Return each line of the listing below, unchanged, and omit the images.

---------------

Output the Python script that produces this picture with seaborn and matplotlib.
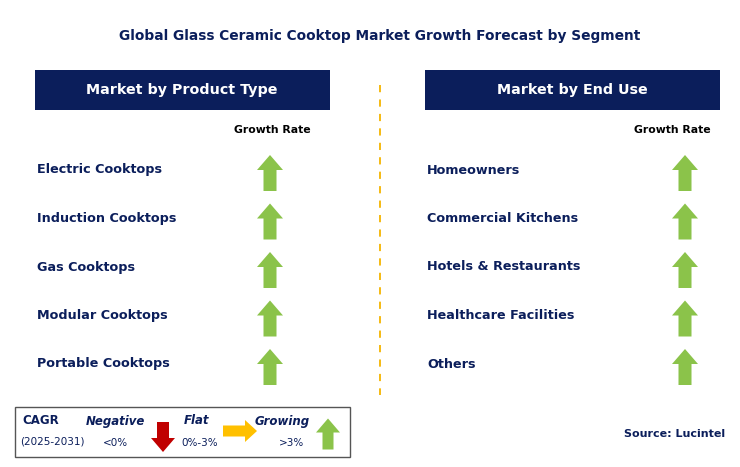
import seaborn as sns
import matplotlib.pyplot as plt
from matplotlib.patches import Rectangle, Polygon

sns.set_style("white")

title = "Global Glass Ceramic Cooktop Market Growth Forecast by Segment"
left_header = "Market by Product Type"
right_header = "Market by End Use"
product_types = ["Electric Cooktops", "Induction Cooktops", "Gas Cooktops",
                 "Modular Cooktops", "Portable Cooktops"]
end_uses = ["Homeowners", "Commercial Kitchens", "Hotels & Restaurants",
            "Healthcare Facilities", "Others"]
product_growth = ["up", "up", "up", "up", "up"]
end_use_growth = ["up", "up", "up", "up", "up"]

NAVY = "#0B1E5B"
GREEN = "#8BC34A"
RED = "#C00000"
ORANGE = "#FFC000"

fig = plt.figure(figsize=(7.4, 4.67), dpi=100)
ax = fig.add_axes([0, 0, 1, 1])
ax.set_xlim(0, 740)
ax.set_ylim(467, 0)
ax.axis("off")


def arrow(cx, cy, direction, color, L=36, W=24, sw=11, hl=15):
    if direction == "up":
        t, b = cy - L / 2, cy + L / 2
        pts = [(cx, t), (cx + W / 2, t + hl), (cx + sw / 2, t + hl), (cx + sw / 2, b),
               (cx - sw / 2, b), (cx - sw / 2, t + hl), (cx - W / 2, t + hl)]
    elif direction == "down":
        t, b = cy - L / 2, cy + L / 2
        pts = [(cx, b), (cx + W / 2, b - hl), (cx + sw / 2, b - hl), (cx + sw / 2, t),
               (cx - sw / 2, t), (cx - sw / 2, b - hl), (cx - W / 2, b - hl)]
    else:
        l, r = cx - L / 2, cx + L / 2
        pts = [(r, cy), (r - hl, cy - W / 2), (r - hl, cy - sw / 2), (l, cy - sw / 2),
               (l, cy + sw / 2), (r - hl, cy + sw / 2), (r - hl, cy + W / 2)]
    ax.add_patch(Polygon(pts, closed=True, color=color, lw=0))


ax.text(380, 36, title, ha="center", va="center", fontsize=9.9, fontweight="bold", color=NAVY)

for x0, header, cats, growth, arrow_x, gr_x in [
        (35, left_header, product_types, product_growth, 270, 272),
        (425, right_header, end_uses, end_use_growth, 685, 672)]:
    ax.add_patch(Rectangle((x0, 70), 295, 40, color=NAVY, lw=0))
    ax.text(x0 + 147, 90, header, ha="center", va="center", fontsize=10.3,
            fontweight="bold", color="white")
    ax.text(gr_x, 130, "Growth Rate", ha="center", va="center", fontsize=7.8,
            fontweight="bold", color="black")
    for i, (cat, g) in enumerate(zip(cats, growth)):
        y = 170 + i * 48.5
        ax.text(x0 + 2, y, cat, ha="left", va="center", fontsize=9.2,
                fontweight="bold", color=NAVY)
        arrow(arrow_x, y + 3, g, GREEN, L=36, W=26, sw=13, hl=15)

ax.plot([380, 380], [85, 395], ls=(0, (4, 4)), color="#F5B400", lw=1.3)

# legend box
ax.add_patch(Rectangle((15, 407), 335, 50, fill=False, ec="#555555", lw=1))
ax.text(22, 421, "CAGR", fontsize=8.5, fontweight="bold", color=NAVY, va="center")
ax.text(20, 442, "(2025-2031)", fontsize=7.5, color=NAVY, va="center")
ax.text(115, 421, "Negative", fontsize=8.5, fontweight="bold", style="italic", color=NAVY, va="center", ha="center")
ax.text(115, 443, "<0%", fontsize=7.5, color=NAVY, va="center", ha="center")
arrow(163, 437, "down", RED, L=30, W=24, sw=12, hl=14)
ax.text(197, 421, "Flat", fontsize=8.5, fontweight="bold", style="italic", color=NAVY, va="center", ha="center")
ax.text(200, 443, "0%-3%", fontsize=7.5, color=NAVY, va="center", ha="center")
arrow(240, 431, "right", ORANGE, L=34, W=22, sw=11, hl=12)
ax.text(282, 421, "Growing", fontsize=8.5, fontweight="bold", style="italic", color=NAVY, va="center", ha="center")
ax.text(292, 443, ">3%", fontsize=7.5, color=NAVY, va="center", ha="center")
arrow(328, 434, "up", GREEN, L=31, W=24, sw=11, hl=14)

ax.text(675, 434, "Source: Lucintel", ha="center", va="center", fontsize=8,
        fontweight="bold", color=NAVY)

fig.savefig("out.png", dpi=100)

---------------

■ **FULL SOLUTION**:
Output the Python script that produces this picture with seaborn and matplotlib.
import seaborn as sns
import matplotlib.pyplot as plt
from matplotlib.patches import Rectangle, Polygon

sns.set_style("white")

title = "Global Glass Ceramic Cooktop Market Growth Forecast by Segment"
left_header = "Market by Product Type"
right_header = "Market by End Use"
product_types = ["Electric Cooktops", "Induction Cooktops", "Gas Cooktops",
                 "Modular Cooktops", "Portable Cooktops"]
end_uses = ["Homeowners", "Commercial Kitchens", "Hotels & Restaurants",
            "Healthcare Facilities", "Others"]
product_growth = ["up", "up", "up", "up", "up"]
end_use_growth = ["up", "up", "up", "up", "up"]

NAVY = "#0B1E5B"
GREEN = "#8BC34A"
RED = "#C00000"
ORANGE = "#FFC000"

fig = plt.figure(figsize=(7.4, 4.67), dpi=100)
ax = fig.add_axes([0, 0, 1, 1])
ax.set_xlim(0, 740)
ax.set_ylim(467, 0)
ax.axis("off")


def arrow(cx, cy, direction, color, L=36, W=24, sw=11, hl=15):
    if direction == "up":
        t, b = cy - L / 2, cy + L / 2
        pts = [(cx, t), (cx + W / 2, t + hl), (cx + sw / 2, t + hl), (cx + sw / 2, b),
               (cx - sw / 2, b), (cx - sw / 2, t + hl), (cx - W / 2, t + hl)]
    elif direction == "down":
        t, b = cy - L / 2, cy + L / 2
        pts = [(cx, b), (cx + W / 2, b - hl), (cx + sw / 2, b - hl), (cx + sw / 2, t),
               (cx - sw / 2, t), (cx - sw / 2, b - hl), (cx - W / 2, b - hl)]
    else:
        l, r = cx - L / 2, cx + L / 2
        pts = [(r, cy), (r - hl, cy - W / 2), (r - hl, cy - sw / 2), (l, cy - sw / 2),
               (l, cy + sw / 2), (r - hl, cy + sw / 2), (r - hl, cy + W / 2)]
    ax.add_patch(Polygon(pts, closed=True, color=color, lw=0))


ax.text(380, 36, title, ha="center", va="center", fontsize=9.9, fontweight="bold", color=NAVY)

for x0, header, cats, growth, arrow_x, gr_x in [
        (35, left_header, product_types, product_growth, 270, 272),
        (425, right_header, end_uses, end_use_growth, 685, 672)]:
    ax.add_patch(Rectangle((x0, 70), 295, 40, color=NAVY, lw=0))
    ax.text(x0 + 147, 90, header, ha="center", va="center", fontsize=10.3,
            fontweight="bold", color="white")
    ax.text(gr_x, 130, "Growth Rate", ha="center", va="center", fontsize=7.8,
            fontweight="bold", color="black")
    for i, (cat, g) in enumerate(zip(cats, growth)):
        y = 170 + i * 48.5
        ax.text(x0 + 2, y, cat, ha="left", va="center", fontsize=9.2,
                fontweight="bold", color=NAVY)
        arrow(arrow_x, y + 3, g, GREEN, L=36, W=26, sw=13, hl=15)

ax.plot([380, 380], [85, 395], ls=(0, (4, 4)), color="#F5B400", lw=1.3)

# legend box
ax.add_patch(Rectangle((15, 407), 335, 50, fill=False, ec="#555555", lw=1))
ax.text(22, 421, "CAGR", fontsize=8.5, fontweight="bold", color=NAVY, va="center")
ax.text(20, 442, "(2025-2031)", fontsize=7.5, color=NAVY, va="center")
ax.text(115, 421, "Negative", fontsize=8.5, fontweight="bold", style="italic", color=NAVY, va="center", ha="center")
ax.text(115, 443, "<0%", fontsize=7.5, color=NAVY, va="center", ha="center")
arrow(163, 437, "down", RED, L=30, W=24, sw=12, hl=14)
ax.text(197, 421, "Flat", fontsize=8.5, fontweight="bold", style="italic", color=NAVY, va="center", ha="center")
ax.text(200, 443, "0%-3%", fontsize=7.5, color=NAVY, va="center", ha="center")
arrow(240, 431, "right", ORANGE, L=34, W=22, sw=11, hl=12)
ax.text(282, 421, "Growing", fontsize=8.5, fontweight="bold", style="italic", color=NAVY, va="center", ha="center")
ax.text(292, 443, ">3%", fontsize=7.5, color=NAVY, va="center", ha="center")
arrow(328, 434, "up", GREEN, L=31, W=24, sw=11, hl=14)

ax.text(675, 434, "Source: Lucintel", ha="center", va="center", fontsize=8,
        fontweight="bold", color=NAVY)

fig.savefig("out.png", dpi=100)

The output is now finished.